## DIRECTIONS
Identify all lines in the listing that include the word "this", and copy them out.

## DATA FOR THE TASK
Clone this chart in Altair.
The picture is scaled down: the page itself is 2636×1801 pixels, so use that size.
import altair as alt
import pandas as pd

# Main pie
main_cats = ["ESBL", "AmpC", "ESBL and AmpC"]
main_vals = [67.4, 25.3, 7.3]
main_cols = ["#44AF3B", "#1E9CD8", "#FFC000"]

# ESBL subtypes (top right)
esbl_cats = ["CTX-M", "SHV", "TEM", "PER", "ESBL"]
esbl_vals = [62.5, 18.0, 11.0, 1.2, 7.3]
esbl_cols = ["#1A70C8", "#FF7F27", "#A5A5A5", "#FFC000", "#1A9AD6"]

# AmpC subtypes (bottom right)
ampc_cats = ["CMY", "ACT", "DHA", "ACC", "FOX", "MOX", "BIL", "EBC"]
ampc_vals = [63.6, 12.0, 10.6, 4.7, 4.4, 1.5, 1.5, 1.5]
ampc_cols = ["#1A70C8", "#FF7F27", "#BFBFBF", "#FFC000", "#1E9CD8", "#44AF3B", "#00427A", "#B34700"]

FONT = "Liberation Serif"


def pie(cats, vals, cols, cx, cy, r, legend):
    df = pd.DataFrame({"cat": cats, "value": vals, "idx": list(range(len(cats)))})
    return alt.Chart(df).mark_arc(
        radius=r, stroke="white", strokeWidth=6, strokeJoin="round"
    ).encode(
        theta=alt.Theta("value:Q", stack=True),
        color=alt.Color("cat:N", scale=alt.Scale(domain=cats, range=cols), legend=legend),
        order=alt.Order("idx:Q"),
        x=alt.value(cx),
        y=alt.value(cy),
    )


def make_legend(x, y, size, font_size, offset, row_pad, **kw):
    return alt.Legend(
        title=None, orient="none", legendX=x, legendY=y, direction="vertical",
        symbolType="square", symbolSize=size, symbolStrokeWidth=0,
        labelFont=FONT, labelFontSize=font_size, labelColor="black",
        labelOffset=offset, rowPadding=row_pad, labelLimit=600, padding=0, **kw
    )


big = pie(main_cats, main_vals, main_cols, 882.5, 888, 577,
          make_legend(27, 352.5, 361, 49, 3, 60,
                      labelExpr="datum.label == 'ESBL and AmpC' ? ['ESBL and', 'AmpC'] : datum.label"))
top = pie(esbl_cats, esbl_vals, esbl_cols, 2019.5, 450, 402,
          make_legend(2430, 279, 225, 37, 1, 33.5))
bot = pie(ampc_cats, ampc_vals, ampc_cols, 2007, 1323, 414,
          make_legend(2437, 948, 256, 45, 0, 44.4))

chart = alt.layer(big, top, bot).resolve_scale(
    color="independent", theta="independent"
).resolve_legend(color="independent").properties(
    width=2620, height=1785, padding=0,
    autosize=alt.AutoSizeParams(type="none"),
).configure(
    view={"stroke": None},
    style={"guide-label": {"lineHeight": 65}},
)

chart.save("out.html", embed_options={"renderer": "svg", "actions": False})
--
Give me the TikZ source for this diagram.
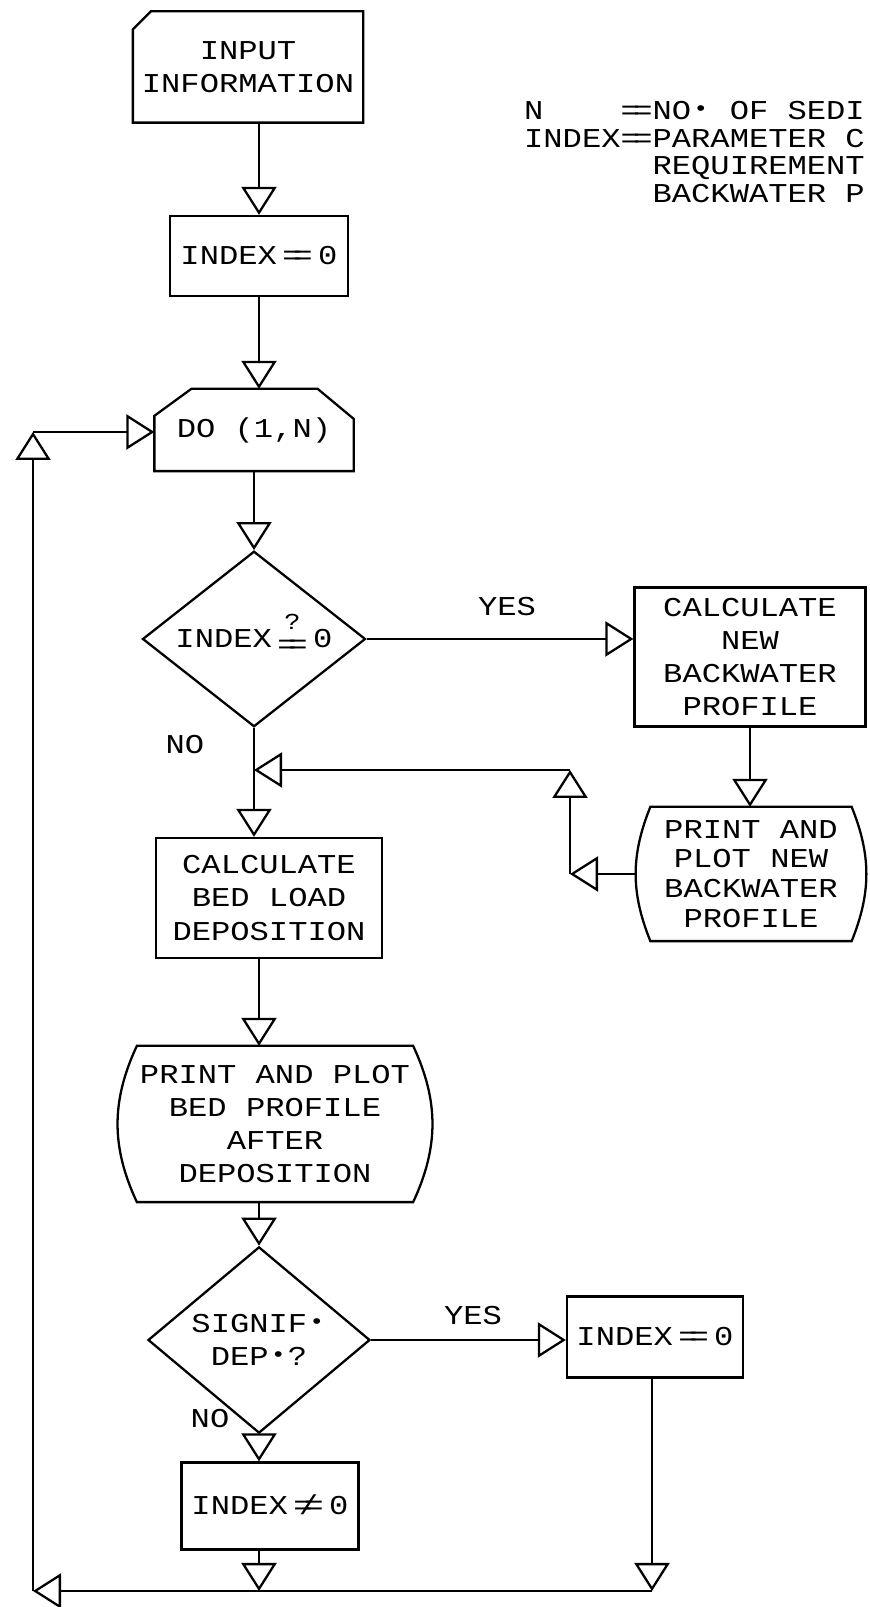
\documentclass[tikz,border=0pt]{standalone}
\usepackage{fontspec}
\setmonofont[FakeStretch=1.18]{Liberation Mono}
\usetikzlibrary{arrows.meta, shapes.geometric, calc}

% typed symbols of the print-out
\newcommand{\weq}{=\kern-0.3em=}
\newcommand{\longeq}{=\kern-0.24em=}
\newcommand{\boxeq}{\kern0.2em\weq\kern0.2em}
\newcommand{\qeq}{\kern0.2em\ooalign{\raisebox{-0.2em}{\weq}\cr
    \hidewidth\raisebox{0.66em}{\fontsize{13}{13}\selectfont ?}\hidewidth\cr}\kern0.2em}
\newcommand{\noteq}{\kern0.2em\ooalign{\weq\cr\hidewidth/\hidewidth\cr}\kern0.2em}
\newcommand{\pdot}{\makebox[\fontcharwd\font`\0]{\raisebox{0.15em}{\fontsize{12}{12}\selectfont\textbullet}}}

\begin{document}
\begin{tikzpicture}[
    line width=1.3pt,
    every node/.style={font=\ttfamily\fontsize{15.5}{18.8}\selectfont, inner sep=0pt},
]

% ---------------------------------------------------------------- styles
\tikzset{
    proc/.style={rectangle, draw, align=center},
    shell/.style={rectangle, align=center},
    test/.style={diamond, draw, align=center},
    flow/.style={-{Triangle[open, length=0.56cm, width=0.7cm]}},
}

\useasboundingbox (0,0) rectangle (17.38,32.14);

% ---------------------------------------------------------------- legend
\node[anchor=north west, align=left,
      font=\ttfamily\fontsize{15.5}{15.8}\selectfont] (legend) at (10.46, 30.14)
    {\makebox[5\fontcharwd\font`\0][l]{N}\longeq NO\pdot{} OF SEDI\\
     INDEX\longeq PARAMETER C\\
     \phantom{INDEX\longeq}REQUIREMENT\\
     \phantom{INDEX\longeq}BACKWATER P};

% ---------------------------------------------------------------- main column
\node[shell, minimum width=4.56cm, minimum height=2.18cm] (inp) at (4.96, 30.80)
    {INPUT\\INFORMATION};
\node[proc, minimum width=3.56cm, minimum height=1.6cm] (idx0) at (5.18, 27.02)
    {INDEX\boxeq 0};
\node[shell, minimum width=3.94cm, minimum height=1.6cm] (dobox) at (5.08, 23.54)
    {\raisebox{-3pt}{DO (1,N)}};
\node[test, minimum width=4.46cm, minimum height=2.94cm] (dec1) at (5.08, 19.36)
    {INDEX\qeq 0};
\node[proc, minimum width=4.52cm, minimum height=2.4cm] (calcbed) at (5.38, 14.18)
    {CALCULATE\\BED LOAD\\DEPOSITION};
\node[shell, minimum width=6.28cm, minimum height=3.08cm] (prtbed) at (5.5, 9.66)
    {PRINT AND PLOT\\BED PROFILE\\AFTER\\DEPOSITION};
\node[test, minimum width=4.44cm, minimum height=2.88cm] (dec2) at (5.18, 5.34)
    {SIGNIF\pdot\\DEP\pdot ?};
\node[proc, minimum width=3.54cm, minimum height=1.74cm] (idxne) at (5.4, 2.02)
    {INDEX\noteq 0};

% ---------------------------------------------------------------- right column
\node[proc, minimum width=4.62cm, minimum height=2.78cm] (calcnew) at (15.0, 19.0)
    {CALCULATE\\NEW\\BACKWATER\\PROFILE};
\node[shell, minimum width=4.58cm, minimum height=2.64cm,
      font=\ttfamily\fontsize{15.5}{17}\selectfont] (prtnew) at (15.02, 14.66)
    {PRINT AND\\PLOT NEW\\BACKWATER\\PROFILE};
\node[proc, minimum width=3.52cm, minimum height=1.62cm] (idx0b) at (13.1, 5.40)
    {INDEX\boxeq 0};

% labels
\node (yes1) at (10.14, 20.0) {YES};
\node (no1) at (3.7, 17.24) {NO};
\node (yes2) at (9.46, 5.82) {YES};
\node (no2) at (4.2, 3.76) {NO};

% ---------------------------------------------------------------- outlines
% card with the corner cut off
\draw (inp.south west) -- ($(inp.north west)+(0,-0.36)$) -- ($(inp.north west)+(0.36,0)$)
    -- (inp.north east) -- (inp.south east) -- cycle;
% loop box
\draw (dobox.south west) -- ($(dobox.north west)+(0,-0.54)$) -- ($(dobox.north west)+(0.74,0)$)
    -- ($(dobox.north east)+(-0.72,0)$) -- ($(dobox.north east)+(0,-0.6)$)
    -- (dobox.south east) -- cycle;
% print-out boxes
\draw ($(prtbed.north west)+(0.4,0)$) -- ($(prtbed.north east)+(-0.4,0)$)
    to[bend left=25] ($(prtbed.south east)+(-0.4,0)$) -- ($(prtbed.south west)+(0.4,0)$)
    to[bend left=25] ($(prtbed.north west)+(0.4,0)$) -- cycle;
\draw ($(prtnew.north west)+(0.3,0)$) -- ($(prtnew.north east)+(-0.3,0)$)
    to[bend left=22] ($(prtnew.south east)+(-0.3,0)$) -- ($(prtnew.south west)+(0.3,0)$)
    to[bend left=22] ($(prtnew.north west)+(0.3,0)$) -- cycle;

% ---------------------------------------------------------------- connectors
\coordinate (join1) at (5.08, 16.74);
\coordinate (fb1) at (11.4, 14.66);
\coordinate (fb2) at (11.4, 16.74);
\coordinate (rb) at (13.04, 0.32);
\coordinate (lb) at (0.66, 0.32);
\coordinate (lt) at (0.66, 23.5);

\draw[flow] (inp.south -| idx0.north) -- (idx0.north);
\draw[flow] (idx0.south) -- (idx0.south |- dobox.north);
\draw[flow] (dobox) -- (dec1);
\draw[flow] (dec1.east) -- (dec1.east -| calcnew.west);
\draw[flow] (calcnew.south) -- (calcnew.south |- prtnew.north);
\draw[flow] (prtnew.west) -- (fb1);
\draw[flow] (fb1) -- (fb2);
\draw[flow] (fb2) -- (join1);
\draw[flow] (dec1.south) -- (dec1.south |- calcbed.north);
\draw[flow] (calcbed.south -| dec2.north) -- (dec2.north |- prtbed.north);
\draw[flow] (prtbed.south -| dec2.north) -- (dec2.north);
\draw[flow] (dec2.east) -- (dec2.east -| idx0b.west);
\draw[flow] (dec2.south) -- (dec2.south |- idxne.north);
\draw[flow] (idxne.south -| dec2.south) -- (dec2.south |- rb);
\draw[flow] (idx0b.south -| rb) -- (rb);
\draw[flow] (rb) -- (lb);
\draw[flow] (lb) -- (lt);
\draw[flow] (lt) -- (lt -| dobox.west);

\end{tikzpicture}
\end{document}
---
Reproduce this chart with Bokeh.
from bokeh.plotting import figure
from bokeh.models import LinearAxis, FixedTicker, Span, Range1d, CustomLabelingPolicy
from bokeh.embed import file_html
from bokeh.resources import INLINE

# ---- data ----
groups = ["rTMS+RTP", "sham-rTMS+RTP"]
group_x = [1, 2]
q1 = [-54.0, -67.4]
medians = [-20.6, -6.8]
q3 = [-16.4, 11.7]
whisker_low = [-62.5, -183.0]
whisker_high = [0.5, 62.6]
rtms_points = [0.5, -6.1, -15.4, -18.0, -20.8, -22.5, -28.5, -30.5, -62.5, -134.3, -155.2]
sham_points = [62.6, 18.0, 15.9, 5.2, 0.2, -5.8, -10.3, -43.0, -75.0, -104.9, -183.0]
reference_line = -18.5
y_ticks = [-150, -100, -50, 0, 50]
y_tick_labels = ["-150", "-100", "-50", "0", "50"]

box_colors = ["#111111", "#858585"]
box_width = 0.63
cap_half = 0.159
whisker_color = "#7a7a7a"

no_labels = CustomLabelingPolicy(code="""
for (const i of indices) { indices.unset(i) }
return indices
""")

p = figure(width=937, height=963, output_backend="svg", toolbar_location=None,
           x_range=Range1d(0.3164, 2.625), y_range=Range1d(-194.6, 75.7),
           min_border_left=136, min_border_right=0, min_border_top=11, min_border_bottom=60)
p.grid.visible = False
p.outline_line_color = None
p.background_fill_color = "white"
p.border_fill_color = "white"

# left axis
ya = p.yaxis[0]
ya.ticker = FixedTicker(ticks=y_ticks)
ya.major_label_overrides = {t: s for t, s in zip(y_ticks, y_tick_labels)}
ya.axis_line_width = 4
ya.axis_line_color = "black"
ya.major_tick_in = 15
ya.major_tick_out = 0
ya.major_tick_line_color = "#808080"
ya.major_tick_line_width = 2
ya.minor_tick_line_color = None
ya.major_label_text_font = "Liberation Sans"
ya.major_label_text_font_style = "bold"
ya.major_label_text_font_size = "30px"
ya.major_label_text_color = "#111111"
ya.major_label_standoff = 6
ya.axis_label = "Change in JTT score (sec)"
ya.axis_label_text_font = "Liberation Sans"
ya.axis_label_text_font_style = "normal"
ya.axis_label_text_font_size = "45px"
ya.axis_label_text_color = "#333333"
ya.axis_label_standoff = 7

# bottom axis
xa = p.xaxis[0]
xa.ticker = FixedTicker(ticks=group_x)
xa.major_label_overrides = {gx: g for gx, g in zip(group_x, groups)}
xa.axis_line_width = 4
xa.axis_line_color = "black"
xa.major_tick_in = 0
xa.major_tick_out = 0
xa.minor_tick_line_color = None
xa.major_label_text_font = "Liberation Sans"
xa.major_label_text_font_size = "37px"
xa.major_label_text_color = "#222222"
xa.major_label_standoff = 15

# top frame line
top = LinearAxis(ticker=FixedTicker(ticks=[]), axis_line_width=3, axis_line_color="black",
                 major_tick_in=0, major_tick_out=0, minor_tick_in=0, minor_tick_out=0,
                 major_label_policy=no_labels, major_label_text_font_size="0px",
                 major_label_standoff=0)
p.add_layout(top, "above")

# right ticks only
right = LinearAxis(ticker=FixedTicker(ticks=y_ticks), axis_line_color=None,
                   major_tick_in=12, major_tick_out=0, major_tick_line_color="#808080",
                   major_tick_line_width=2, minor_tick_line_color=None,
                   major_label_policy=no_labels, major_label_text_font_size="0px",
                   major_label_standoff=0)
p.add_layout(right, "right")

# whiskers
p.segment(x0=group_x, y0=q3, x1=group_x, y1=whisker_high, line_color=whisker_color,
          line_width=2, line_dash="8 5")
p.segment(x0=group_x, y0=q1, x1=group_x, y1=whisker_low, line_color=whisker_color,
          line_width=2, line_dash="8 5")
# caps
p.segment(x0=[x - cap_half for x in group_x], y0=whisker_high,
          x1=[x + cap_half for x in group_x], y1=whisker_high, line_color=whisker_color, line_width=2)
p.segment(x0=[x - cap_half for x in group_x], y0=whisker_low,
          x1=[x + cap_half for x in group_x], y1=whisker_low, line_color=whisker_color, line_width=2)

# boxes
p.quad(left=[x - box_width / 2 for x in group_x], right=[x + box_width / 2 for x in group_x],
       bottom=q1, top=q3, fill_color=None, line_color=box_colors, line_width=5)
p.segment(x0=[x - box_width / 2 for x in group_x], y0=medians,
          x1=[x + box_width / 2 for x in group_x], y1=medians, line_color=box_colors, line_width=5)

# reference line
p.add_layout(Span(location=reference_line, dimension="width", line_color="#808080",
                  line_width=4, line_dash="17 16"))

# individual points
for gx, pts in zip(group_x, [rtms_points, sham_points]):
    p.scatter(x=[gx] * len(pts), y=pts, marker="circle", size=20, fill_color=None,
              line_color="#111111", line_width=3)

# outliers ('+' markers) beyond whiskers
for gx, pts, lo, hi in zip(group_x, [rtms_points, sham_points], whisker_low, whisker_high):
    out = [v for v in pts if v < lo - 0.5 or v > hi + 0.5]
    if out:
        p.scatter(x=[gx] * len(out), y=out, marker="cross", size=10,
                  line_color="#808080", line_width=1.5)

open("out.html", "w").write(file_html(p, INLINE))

## EXERCISE ANSWER
Clone this chart in Altair.
Give me the TikZ source for this diagram.
Reproduce this chart with Bokeh.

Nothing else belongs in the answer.